_Given instruction_.
Omit all images. Transcribe the rest of the material below exactly.
━━━━━━━━━━━━━━━━
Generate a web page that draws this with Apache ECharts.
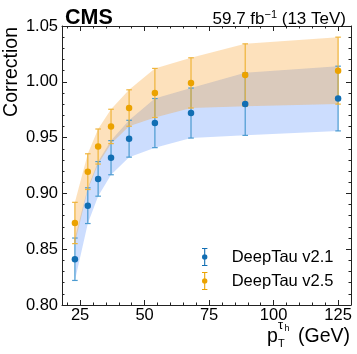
<!DOCTYPE html>
<html>
<head>
<meta charset="utf-8">
<script src="https://cdn.jsdelivr.net/npm/echarts@6/dist/echarts.min.js"></script>
<style>
  body { margin: 0; padding: 0; background: #fff; }
  #chart { width: 357px; height: 354px; }
</style>
</head>
<body>
<div id="chart"></div>
<script>
  // pT bin positions (GeV)
  const ptValues = [23, 28, 32, 37, 44, 54, 68, 89, 125];
  // DeepTau v2.1 correction and uncertainty
  const v21Values = [0.841, 0.889, 0.913, 0.932, 0.949, 0.963, 0.972, 0.980, 0.985];
  const v21Errors = [0.019, 0.016, 0.0155, 0.0153, 0.0165, 0.022, 0.0224, 0.028, 0.029];
  // DeepTau v2.5 correction and uncertainty
  const v25Values = [0.8735, 0.9195, 0.942, 0.960, 0.9765, 0.990, 0.999, 1.006, 1.010];
  const v25Errors = [0.0185, 0.016, 0.0157, 0.0154, 0.0163, 0.022, 0.0225, 0.028, 0.030];
  // axis ticks
  const xMajorTicks = [25, 50, 75, 100, 125];
  const xMinorTicks = [20, 30, 35, 40, 45, 55, 60, 65, 70, 80, 85, 90, 95, 105, 110, 115, 120, 130];

  const font = 'Liberation Sans, Arial, Helvetica, sans-serif';
  const frame = '#222';
  const colors = {
    v21: { dot: '#116eb3', bar: '#4b9bd1', band: 'rgba(87,144,252,0.30)' },
    v25: { dot: '#eba200', bar: '#efb43a', band: 'rgba(248,156,32,0.30)' }
  };

  let myChart = echarts.init(document.getElementById('chart'), null, { renderer: 'canvas' });

  function bandSeries(vals, errs, fill) {
    return {
      type: 'custom',
      silent: true,
      z: 1,
      data: [[ptValues[0], vals[0]]],
      renderItem: function (params, api) {
        let pts = [];
        for (let i = 0; i < ptValues.length; i++) {
          pts.push(api.coord([ptValues[i], vals[i] + errs[i]]));
        }
        for (let i = ptValues.length - 1; i >= 0; i--) {
          pts.push(api.coord([ptValues[i], vals[i] - errs[i]]));
        }
        return { type: 'polygon', shape: { points: pts }, style: { fill: fill } };
      }
    };
  }

  function errorSeries(vals, errs, stroke) {
    return {
      type: 'custom',
      silent: true,
      z: 3,
      data: ptValues.map((p, i) => [p, vals[i], errs[i]]),
      renderItem: function (params, api) {
        let x = api.value(0), y = api.value(1), e = api.value(2);
        let top = api.coord([x, y + e]);
        let bot = api.coord([x, y - e]);
        let st = { stroke: stroke, lineWidth: 1.2 };
        return {
          type: 'group',
          children: [
            { type: 'line', shape: { x1: top[0], y1: top[1], x2: bot[0], y2: bot[1] }, style: st },
            { type: 'line', shape: { x1: top[0] - 2.8, y1: top[1], x2: top[0] + 2.8, y2: top[1] }, style: st },
            { type: 'line', shape: { x1: bot[0] - 2.8, y1: bot[1], x2: bot[0] + 2.8, y2: bot[1] }, style: st }
          ]
        };
      }
    };
  }

  function xAxisPart(position, ticks, len, withLabels, withLine) {
    return {
      type: 'value',
      position: position,
      min: 18,
      max: 130,
      axisLine: { show: withLine, onZero: false, lineStyle: { color: frame, width: 1 } },
      axisTick: { show: true, inside: true, length: len, customValues: ticks, lineStyle: { color: frame, width: 1 } },
      axisLabel: withLabels
        ? { show: true, customValues: ticks, margin: 2, color: '#000', fontSize: 16.5, fontFamily: font }
        : { show: false },
      splitLine: { show: false }
    };
  }

  function yAxisPart(position, withLabels) {
    return {
      type: 'value',
      position: position,
      min: 0.8,
      max: 1.05,
      interval: 0.05,
      axisLine: { show: true, onZero: false, lineStyle: { color: frame, width: 1 } },
      axisTick: { show: true, inside: true, length: 5, lineStyle: { color: frame, width: 1 } },
      minorTick: { show: true, splitNumber: 5, length: 2.5, lineStyle: { color: frame, width: 1 } },
      axisLabel: withLabels
        ? { show: true, margin: 4, color: '#000', fontSize: 16.5, fontFamily: font, formatter: v => v.toFixed(2) }
        : { show: false },
      splitLine: { show: false }
    };
  }

  // 误差棒图例图标
  const errIcon = 'path://M3,0h6v1.2h-6zM5.4,0h1.2v20h-1.2zM3,18.8h6v1.2h-6zM6,7a3,3 0 1,1 0,6a3,3 0 1,1 0,-6z';

  let option = {
    animation: false,
    title: [
      {
        text: 'CMS',
        left: 60, top: 2,
        textStyle: { fontFamily: font, fontWeight: 'bold', fontSize: 21.5, color: '#000' }
      },
      {
        text: '{a|59.7 fb}{s|−1}{a| (13 TeV)}',
        right: 6, top: 4,
        textStyle: {
          fontWeight: 'normal',
          rich: {
            a: { fontFamily: font, fontSize: 17, fontWeight: 'normal', color: '#000' },
            s: { fontFamily: font, fontSize: 11, fontWeight: 'normal', color: '#000', padding: [0, 0, 9, 0] }
          }
        }
      }
    ],
    grid: { left: 62, right: 6, top: 26, bottom: 49, containLabel: false },
    legend: {
      left: 197, top: 243,
      orient: 'vertical',
      itemWidth: 26, itemHeight: 18, itemGap: 6,
      selectedMode: false,
      textStyle: { fontFamily: font, fontSize: 16.5, color: '#000', padding: [0, 0, 0, 9] },
      data: [
        { name: 'DeepTau v2.1', icon: errIcon },
        { name: 'DeepTau v2.5', icon: errIcon }
      ]
    },
    xAxis: [
      xAxisPart('bottom', xMajorTicks, 5, true, true),
      xAxisPart('bottom', xMinorTicks, 2.5, false, false),
      xAxisPart('top', xMajorTicks, 5, false, true),
      xAxisPart('top', xMinorTicks, 2.5, false, false)
    ],
    yAxis: [
      yAxisPart('left', true),
      yAxisPart('right', false)
    ],
    series: [
      bandSeries(v21Values, v21Errors, colors.v21.band),
      bandSeries(v25Values, v25Errors, colors.v25.band),
      errorSeries(v21Values, v21Errors, colors.v21.bar),
      errorSeries(v25Values, v25Errors, colors.v25.bar),
      {
        name: 'DeepTau v2.1',
        type: 'scatter',
        z: 4,
        symbolSize: 6.5,
        itemStyle: { color: colors.v21.dot, opacity: 1 },
        data: ptValues.map((p, i) => [p, v21Values[i]])
      },
      {
        name: 'DeepTau v2.5',
        type: 'scatter',
        z: 4,
        symbolSize: 6.5,
        itemStyle: { color: colors.v25.dot, opacity: 1 },
        data: ptValues.map((p, i) => [p, v25Values[i]])
      }
    ],
    graphic: [
      {
        type: 'text', x: 12, y: 27, rotation: Math.PI / 2,
        style: { text: 'Correction', fontFamily: font, fontSize: 19.5, fill: '#000', align: 'right', verticalAlign: 'middle' }
      },
      {
        type: 'group',
        children: [
          { type: 'text', x: 267, y: 337, style: { text: 'p', fontFamily: font, fontSize: 19.5, fill: '#000', verticalAlign: 'middle' } },
          { type: 'text', x: 278, y: 343.5, style: { text: 'T', fontFamily: font, fontSize: 11, fill: '#000', verticalAlign: 'middle' } },
          { type: 'text', x: 278, y: 325, style: { text: 'τ', fontFamily: font, fontSize: 13, fill: '#000', verticalAlign: 'middle' } },
          { type: 'text', x: 284.5, y: 329, style: { text: 'h', fontFamily: font, fontSize: 9, fill: '#000', verticalAlign: 'middle' } },
          { type: 'text', x: 350, y: 337, style: { text: '(GeV)', fontFamily: font, fontSize: 19.5, fill: '#000', align: 'right', verticalAlign: 'middle' } }
        ]
      }
    ]
  };
  myChart.setOption(option);
</script>
</body>
</html>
━━━━━━━━━━━━━━━━
_Reply_.
Generate a web page that draws this with Apache ECharts.
<!DOCTYPE html>
<html>
<head>
<meta charset="utf-8">
<script src="https://cdn.jsdelivr.net/npm/echarts@6/dist/echarts.min.js"></script>
<style>
  body { margin: 0; padding: 0; background: #fff; }
  #chart { width: 357px; height: 354px; }
</style>
</head>
<body>
<div id="chart"></div>
<script>
  // pT bin positions (GeV)
  const ptValues = [23, 28, 32, 37, 44, 54, 68, 89, 125];
  // DeepTau v2.1 correction and uncertainty
  const v21Values = [0.841, 0.889, 0.913, 0.932, 0.949, 0.963, 0.972, 0.980, 0.985];
  const v21Errors = [0.019, 0.016, 0.0155, 0.0153, 0.0165, 0.022, 0.0224, 0.028, 0.029];
  // DeepTau v2.5 correction and uncertainty
  const v25Values = [0.8735, 0.9195, 0.942, 0.960, 0.9765, 0.990, 0.999, 1.006, 1.010];
  const v25Errors = [0.0185, 0.016, 0.0157, 0.0154, 0.0163, 0.022, 0.0225, 0.028, 0.030];
  // axis ticks
  const xMajorTicks = [25, 50, 75, 100, 125];
  const xMinorTicks = [20, 30, 35, 40, 45, 55, 60, 65, 70, 80, 85, 90, 95, 105, 110, 115, 120, 130];

  const font = 'Liberation Sans, Arial, Helvetica, sans-serif';
  const frame = '#222';
  const colors = {
    v21: { dot: '#116eb3', bar: '#4b9bd1', band: 'rgba(87,144,252,0.30)' },
    v25: { dot: '#eba200', bar: '#efb43a', band: 'rgba(248,156,32,0.30)' }
  };

  let myChart = echarts.init(document.getElementById('chart'), null, { renderer: 'canvas' });

  function bandSeries(vals, errs, fill) {
    return {
      type: 'custom',
      silent: true,
      z: 1,
      data: [[ptValues[0], vals[0]]],
      renderItem: function (params, api) {
        let pts = [];
        for (let i = 0; i < ptValues.length; i++) {
          pts.push(api.coord([ptValues[i], vals[i] + errs[i]]));
        }
        for (let i = ptValues.length - 1; i >= 0; i--) {
          pts.push(api.coord([ptValues[i], vals[i] - errs[i]]));
        }
        return { type: 'polygon', shape: { points: pts }, style: { fill: fill } };
      }
    };
  }

  function errorSeries(vals, errs, stroke) {
    return {
      type: 'custom',
      silent: true,
      z: 3,
      data: ptValues.map((p, i) => [p, vals[i], errs[i]]),
      renderItem: function (params, api) {
        let x = api.value(0), y = api.value(1), e = api.value(2);
        let top = api.coord([x, y + e]);
        let bot = api.coord([x, y - e]);
        let st = { stroke: stroke, lineWidth: 1.2 };
        return {
          type: 'group',
          children: [
            { type: 'line', shape: { x1: top[0], y1: top[1], x2: bot[0], y2: bot[1] }, style: st },
            { type: 'line', shape: { x1: top[0] - 2.8, y1: top[1], x2: top[0] + 2.8, y2: top[1] }, style: st },
            { type: 'line', shape: { x1: bot[0] - 2.8, y1: bot[1], x2: bot[0] + 2.8, y2: bot[1] }, style: st }
          ]
        };
      }
    };
  }

  function xAxisPart(position, ticks, len, withLabels, withLine) {
    return {
      type: 'value',
      position: position,
      min: 18,
      max: 130,
      axisLine: { show: withLine, onZero: false, lineStyle: { color: frame, width: 1 } },
      axisTick: { show: true, inside: true, length: len, customValues: ticks, lineStyle: { color: frame, width: 1 } },
      axisLabel: withLabels
        ? { show: true, customValues: ticks, margin: 2, color: '#000', fontSize: 16.5, fontFamily: font }
        : { show: false },
      splitLine: { show: false }
    };
  }

  function yAxisPart(position, withLabels) {
    return {
      type: 'value',
      position: position,
      min: 0.8,
      max: 1.05,
      interval: 0.05,
      axisLine: { show: true, onZero: false, lineStyle: { color: frame, width: 1 } },
      axisTick: { show: true, inside: true, length: 5, lineStyle: { color: frame, width: 1 } },
      minorTick: { show: true, splitNumber: 5, length: 2.5, lineStyle: { color: frame, width: 1 } },
      axisLabel: withLabels
        ? { show: true, margin: 4, color: '#000', fontSize: 16.5, fontFamily: font, formatter: v => v.toFixed(2) }
        : { show: false },
      splitLine: { show: false }
    };
  }

  // 误差棒图例图标
  const errIcon = 'path://M3,0h6v1.2h-6zM5.4,0h1.2v20h-1.2zM3,18.8h6v1.2h-6zM6,7a3,3 0 1,1 0,6a3,3 0 1,1 0,-6z';

  let option = {
    animation: false,
    title: [
      {
        text: 'CMS',
        left: 60, top: 2,
        textStyle: { fontFamily: font, fontWeight: 'bold', fontSize: 21.5, color: '#000' }
      },
      {
        text: '{a|59.7 fb}{s|−1}{a| (13 TeV)}',
        right: 6, top: 4,
        textStyle: {
          fontWeight: 'normal',
          rich: {
            a: { fontFamily: font, fontSize: 17, fontWeight: 'normal', color: '#000' },
            s: { fontFamily: font, fontSize: 11, fontWeight: 'normal', color: '#000', padding: [0, 0, 9, 0] }
          }
        }
      }
    ],
    grid: { left: 62, right: 6, top: 26, bottom: 49, containLabel: false },
    legend: {
      left: 197, top: 243,
      orient: 'vertical',
      itemWidth: 26, itemHeight: 18, itemGap: 6,
      selectedMode: false,
      textStyle: { fontFamily: font, fontSize: 16.5, color: '#000', padding: [0, 0, 0, 9] },
      data: [
        { name: 'DeepTau v2.1', icon: errIcon },
        { name: 'DeepTau v2.5', icon: errIcon }
      ]
    },
    xAxis: [
      xAxisPart('bottom', xMajorTicks, 5, true, true),
      xAxisPart('bottom', xMinorTicks, 2.5, false, false),
      xAxisPart('top', xMajorTicks, 5, false, true),
      xAxisPart('top', xMinorTicks, 2.5, false, false)
    ],
    yAxis: [
      yAxisPart('left', true),
      yAxisPart('right', false)
    ],
    series: [
      bandSeries(v21Values, v21Errors, colors.v21.band),
      bandSeries(v25Values, v25Errors, colors.v25.band),
      errorSeries(v21Values, v21Errors, colors.v21.bar),
      errorSeries(v25Values, v25Errors, colors.v25.bar),
      {
        name: 'DeepTau v2.1',
        type: 'scatter',
        z: 4,
        symbolSize: 6.5,
        itemStyle: { color: colors.v21.dot, opacity: 1 },
        data: ptValues.map((p, i) => [p, v21Values[i]])
      },
      {
        name: 'DeepTau v2.5',
        type: 'scatter',
        z: 4,
        symbolSize: 6.5,
        itemStyle: { color: colors.v25.dot, opacity: 1 },
        data: ptValues.map((p, i) => [p, v25Values[i]])
      }
    ],
    graphic: [
      {
        type: 'text', x: 12, y: 27, rotation: Math.PI / 2,
        style: { text: 'Correction', fontFamily: font, fontSize: 19.5, fill: '#000', align: 'right', verticalAlign: 'middle' }
      },
      {
        type: 'group',
        children: [
          { type: 'text', x: 267, y: 337, style: { text: 'p', fontFamily: font, fontSize: 19.5, fill: '#000', verticalAlign: 'middle' } },
          { type: 'text', x: 278, y: 343.5, style: { text: 'T', fontFamily: font, fontSize: 11, fill: '#000', verticalAlign: 'middle' } },
          { type: 'text', x: 278, y: 325, style: { text: 'τ', fontFamily: font, fontSize: 13, fill: '#000', verticalAlign: 'middle' } },
          { type: 'text', x: 284.5, y: 329, style: { text: 'h', fontFamily: font, fontSize: 9, fill: '#000', verticalAlign: 'middle' } },
          { type: 'text', x: 350, y: 337, style: { text: '(GeV)', fontFamily: font, fontSize: 19.5, fill: '#000', align: 'right', verticalAlign: 'middle' } }
        ]
      }
    ]
  };
  myChart.setOption(option);
</script>
</body>
</html>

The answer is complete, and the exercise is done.